The line of one woman’s opinion on the other is an example of bald face telling. It functions as two writers' conveniences: he disguises the delivery of information (Anna’s strength in one world versus the next) as a demonstration for how brilliant Alasia is, and he proceeds to then inform us that she was brilliant for knowing that. Explanations like this feel very insulting. He is either not trusting the way he wrote it to be convincing enough for the reader to believe that she would know that, or he just believes that a reader wouldn’t have caught it on their own. Or he was merely being redundant. In any case, the line, “This woman was very perceptive,” seems out of place and unnecessary.

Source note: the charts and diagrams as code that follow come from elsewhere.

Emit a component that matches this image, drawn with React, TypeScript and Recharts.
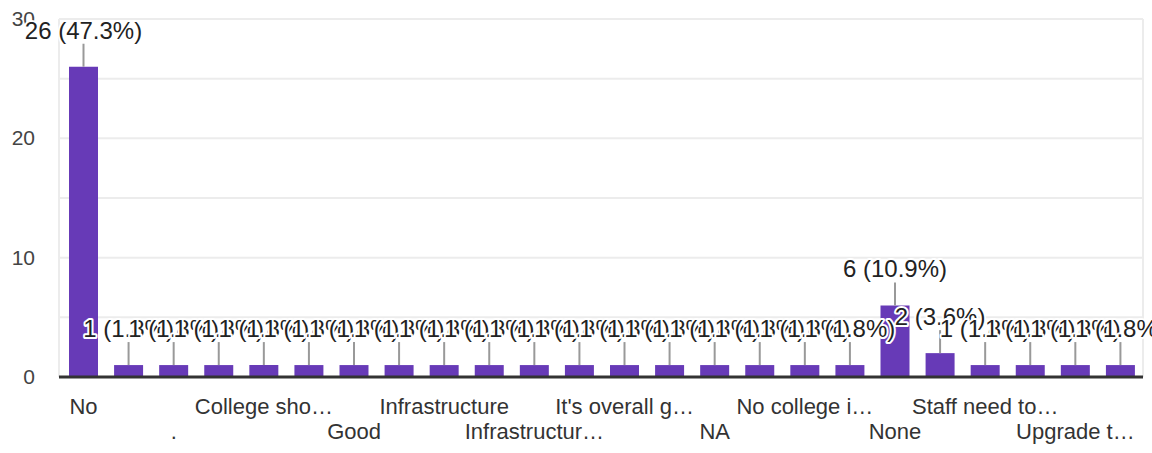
import { BarChart, Bar, XAxis, YAxis, CartesianGrid, LabelList } from "recharts";

// only every 2nd label fits under the bars, so the rest stay blank
const categories = [
  "No", "", ".", "", "College sho…", "", "Good", "", "Infrastructure", "",
  "Infrastructur…", "", "It's overall g…", "", "NA", "", "No college i…", "",
  "None", "", "Staff need to…", "", "Upgrade t…", "",
];
const counts = [26, 1, 1, 1, 1, 1, 1, 1, 1, 1, 1, 1, 1, 1, 1, 1, 1, 1, 6, 2, 1, 1, 1, 1];
const yTicks = [0, 5, 10, 15, 20, 25, 30];

const total = counts.reduce((a, b) => a + b, 0);
const data = counts.map((count, i) => ({ key: i, count }));

const FONT = '"Liberation Sans", Arial, sans-serif';
const PURPLE = "#673ab7";

function YTick(props: any) {
  const { x, y, payload } = props;
  if (payload.value % 10 !== 0) return null;
  return (
    <text x={x} y={y} dy={7} textAnchor="end" fontSize={21} fontFamily={FONT} fill="#444">
      {payload.value}
    </text>
  );
}

function XTick(props: any) {
  const { x, y, payload, index } = props;
  if (index % 2 !== 0) return null;
  const row = (index / 2) % 2;
  return (
    <text x={x} y={y + 37 + row * 25} textAnchor="middle" fontSize={22} fontFamily={FONT} fill="#333">
      {categories[payload.value]}
    </text>
  );
}

function ValueLabel(props: any) {
  const { x, y, width, value } = props;
  const cx = x + width / 2;
  const pct = ((value / total) * 100).toFixed(1);
  return (
    <g>
      <line x1={cx} x2={cx} y1={y - 23} y2={y} stroke="#999" strokeWidth={2} />
      <text
        x={cx}
        y={y - 28}
        textAnchor="middle"
        fontSize={24}
        fontFamily={FONT}
        fill="#222"
        stroke="#fff"
        strokeWidth={4}
        paintOrder="stroke"
        strokeLinejoin="round"
      >
        {`${value} (${pct}%)`}
      </text>
    </g>
  );
}

export default function App() {
  return (
    <div style={{ position: "fixed", left: 0, top: 0, background: "#fff" }}>
      <BarChart width={1152} height={453} data={data} margin={{ top: 19, right: 9, left: 0, bottom: 0 }} barSize={29}>
        <CartesianGrid
          stroke="#ececec"
          strokeWidth={2}
          verticalCoordinatesGenerator={({ offset }: any) => [offset.left, offset.left + offset.width]}
        />
        <YAxis
          width={59}
          domain={[0, 30]}
          ticks={yTicks}
          interval={0}
          axisLine={false}
          tickLine={false}
          tickSize={0}
          tickMargin={24}
          tick={<YTick />}
        />
        <XAxis
          dataKey="key"
          height={76}
          interval={0}
          padding={{ left: 2, right: 0 }}
          axisLine={{ stroke: "#333", strokeWidth: 3 }}
          tickLine={false}
          tickSize={0}
          tickMargin={0}
          tick={<XTick />}
        />
        <Bar dataKey="count" fill={PURPLE} isAnimationActive={false}>
          <LabelList dataKey="count" content={<ValueLabel />} />
        </Bar>
      </BarChart>
    </div>
  );
}
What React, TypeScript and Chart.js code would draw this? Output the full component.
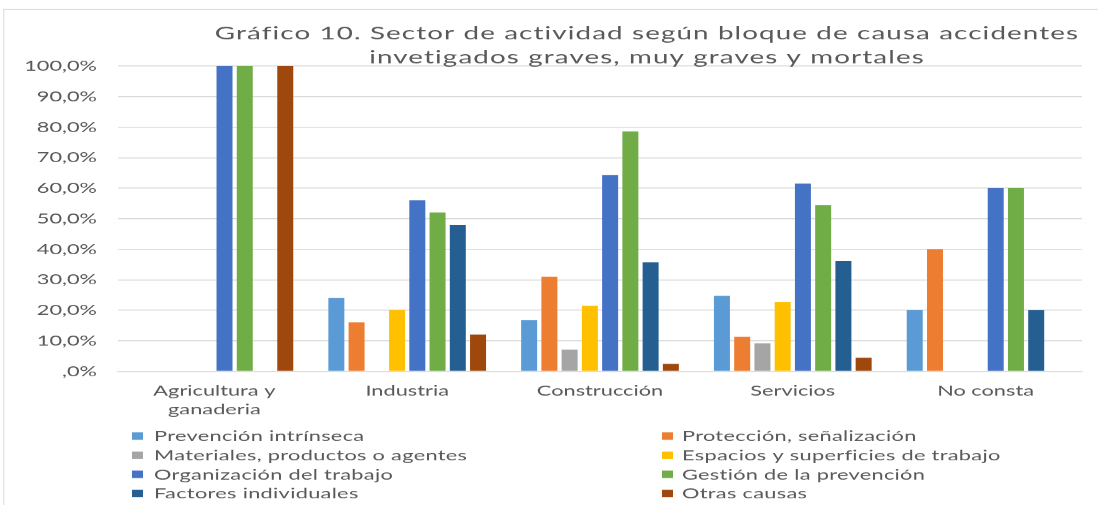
import { useEffect, useRef } from 'react';
import { Chart, registerables } from 'chart.js';

Chart.register(...registerables);

// ---------- data ----------
const categories: (string | string[])[] = [
  ['Agricultura y', 'ganaderia'],
  'Industria',
  'Construcción',
  'Servicios',
  'No consta',
];

const prevencionIntrinseca = [null, 24, 16.7, 24.7, 20];
const proteccionSenalizacion = [null, 16, 31, 11.3, 40];
const materialesProductos = [null, null, 7.1, 9.2, null];
const espaciosSuperficies = [null, 20, 21.4, 22.6, null];
const organizacionTrabajo = [100, 56, 64.3, 61.5, 60];
const gestionPrevencion = [100, 52, 78.6, 54.5, 60];
const factoresIndividuales = [null, 48, 35.7, 36.2, 20];
const otrasCausas = [100, 12, 2.4, 4.4, null];

const seriesNames = [
  'Prevención intrínseca',
  'Protección, señalización',
  'Materiales, productos o agentes',
  'Espacios y superficies de trabajo',
  'Organización del trabajo',
  'Gestión de la prevención',
  'Factores individuales',
  'Otras causas',
];
const seriesValues = [
  prevencionIntrinseca,
  proteccionSenalizacion,
  materialesProductos,
  espaciosSuperficies,
  organizacionTrabajo,
  gestionPrevencion,
  factoresIndividuales,
  otrasCausas,
];
const seriesColors = [
  '#5B9BD5',
  '#ED7D31',
  '#A5A5A5',
  '#FFC000',
  '#4472C4',
  '#70AD47',
  '#255E91',
  '#9E480E',
];

const yTickLabels = [',0%', '10,0%', '20,0%', '30,0%', '40,0%', '50,0%', '60,0%', '70,0%', '80,0%', '90,0%', '100,0%'];

const titleLines = [
  'Gráfico 10. Sector de actividad según bloque de causa accidentes',
  'invetigados graves, muy graves y mortales',
];

// ---------- layout constants ----------
const STRETCH = 1.5; // horizontal stretch of the reference picture
const CSS_W = 1098;
const CSS_H = 505;
const LOG_W = CSS_W / STRETCH;
const TEXT = '#595959';
const GRID = '#d9d9d9';
const FONT = 'Lato';

const bgPlugin = {
  id: 'bgFrame',
  beforeDraw(chart: any) {
    const ctx = chart.ctx;
    ctx.save();
    ctx.fillStyle = '#ffffff';
    ctx.fillRect(0, 0, chart.width, chart.height);
    ctx.fillStyle = GRID;
    ctx.fillRect(2.2, 9, chart.width, 1);
    ctx.fillRect(2.2, 9, 1 / STRETCH, chart.height);
    ctx.restore();
  },
};

const titlePlugin = {
  id: 'customTitle',
  afterDraw(chart: any) {
    const ctx = chart.ctx;
    ctx.save();
    ctx.font = `18.5px ${FONT}`;
    (ctx as any).letterSpacing = '0.75px';
    ctx.fillStyle = TEXT;
    ctx.textAlign = 'center';
    ctx.textBaseline = 'alphabetic';
    const cx = 647 / STRETCH;
    ctx.fillText(titleLines[0], cx, 39.5);
    ctx.fillText(titleLines[1], cx, 63.5);
    ctx.restore();
  },
};

const legendPlugin = {
  id: 'customLegend',
  afterDraw(chart: any) {
    const ctx = chart.ctx;
    ctx.save();
    ctx.font = `14.5px ${FONT}`;
    (ctx as any).letterSpacing = '0.2px';
    ctx.textAlign = 'left';
    ctx.textBaseline = 'middle';
    const colBox = [132 / STRETCH, 662 / STRETCH];
    const colText = [154 / STRETCH, 682 / STRETCH];
    chart.data.datasets.forEach((ds: any, i: number) => {
      const col = i % 2;
      const row = Math.floor(i / 2);
      const y = 435.8 + row * 19.1;
      ctx.fillStyle = ds.backgroundColor;
      ctx.fillRect(colBox[col], y - 3.7, 11 / STRETCH, 7.4);
      ctx.fillStyle = TEXT;
      ctx.fillText(ds.label, colText[col], y + 0.5);
    });
    ctx.restore();
  },
};

export default function App() {
  const ref = useRef<HTMLCanvasElement | null>(null);

  useEffect(() => {
    document.body.style.margin = '0';
    const canvas = ref.current;
    if (!canvas) return;
    const chart = new Chart(canvas, {
      type: 'bar',
      data: {
        labels: categories as any,
        datasets: seriesNames.map((name, i) => ({
          label: name,
          data: seriesValues[i] as any,
          backgroundColor: seriesColors[i],
          borderWidth: 0,
          categoryPercentage: 0.84,
          barPercentage: 0.79,
        })),
      },
      options: {
        responsive: false,
        devicePixelRatio: STRETCH,
        animation: false,
        layout: {
          padding: { left: 0, right: LOG_W - 1082 / STRETCH, top: 66, bottom: 84 },
        },
        plugins: {
          legend: { display: false },
          title: { display: false },
          tooltip: { enabled: false },
        },
        scales: {
          x: {
            grid: { display: false, drawTicks: false },
            border: { display: true, color: GRID, width: 1 },
            ticks: {
              color: TEXT,
              padding: 10,
              font: { family: FONT, size: 14.5, lineHeight: 1.3 },
              maxRotation: 0,
              autoSkip: false,
            },
            afterFit: (scale: any) => {
              scale.height = 50;
            },
          },
          y: {
            min: 0,
            max: 100,
            grid: { color: GRID, lineWidth: 1, drawTicks: false },
            border: { display: false },
            ticks: {
              stepSize: 10,
              color: TEXT,
              padding: 118 / STRETCH - 97 / STRETCH,
              font: { family: FONT, size: 14.5 },
              callback: (_v: any, idx: number) => yTickLabels[idx],
            },
            afterFit: (scale: any) => {
              scale.width = 118 / STRETCH;
            },
          },
        },
      },
      plugins: [bgPlugin, titlePlugin, legendPlugin],
    });
    return () => chart.destroy();
  }, []);

  return (
    <canvas
      ref={ref}
      width={LOG_W}
      height={CSS_H}
      style={{ width: `${CSS_W}px`, height: `${CSS_H}px`, display: 'block' }}
    />
  );
}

Again, I am not criticizing Kowit’s abrasion to the constant, pelting advice. I will not go into detail about my feelings on the subject because that is another blog in itself, however, I will say that though they are not consistently true, they can be useful.

That in mind, his complete dismissal of them seems a little more like a vendetta than a well thought out argument.

Other than that Kowit’s absence of arguing exactly what it is that is wrong with the Absolute Rules, he is further unconvincing when all his evidence to prove that it is foolish was written by famous poets in which have always been established to be above the rules.

Remember the mentality that one should learn the rules to know when break them? No one has ever argued that works already considered great would often go against the rules so pounded upon the “inexperienced.” No one argues that greats use these blanket generalizations to create their master pieces. In fact, no one really believes that obeying this decrees by the letter will a great work make. So, spending five pages arguing that one can’t say not to use adverbs because here are six famous people who use them, actually will not convince anyone of anything.

It is a more elaborate, and may I say, more cleverly done, version of an argument that has always come up since the rules are first introduced to a new victim. He, however, does not go into any more detail or put any deeper opinion into it than what the students in a beginning creative writing class has said. He just has specific examples.

All in all, the article angered me just as much as it would have been if it was “A Poet’s Rule Book.” I believed he completely took out of consideration on literature’s need for variation just as much as a teacher arguing the opposite does. I also feel that the article did not come to a better understanding as to how to teach writing, and it is just as useful to lead a teacher into better teaching styles as an absolute rule list would to a student to better writing styles.

Like an acting teacher once said to me, “You cannot act a ‘not’ doing something,” thus you cannot write by not writing something and you cannot teach by not teaching something.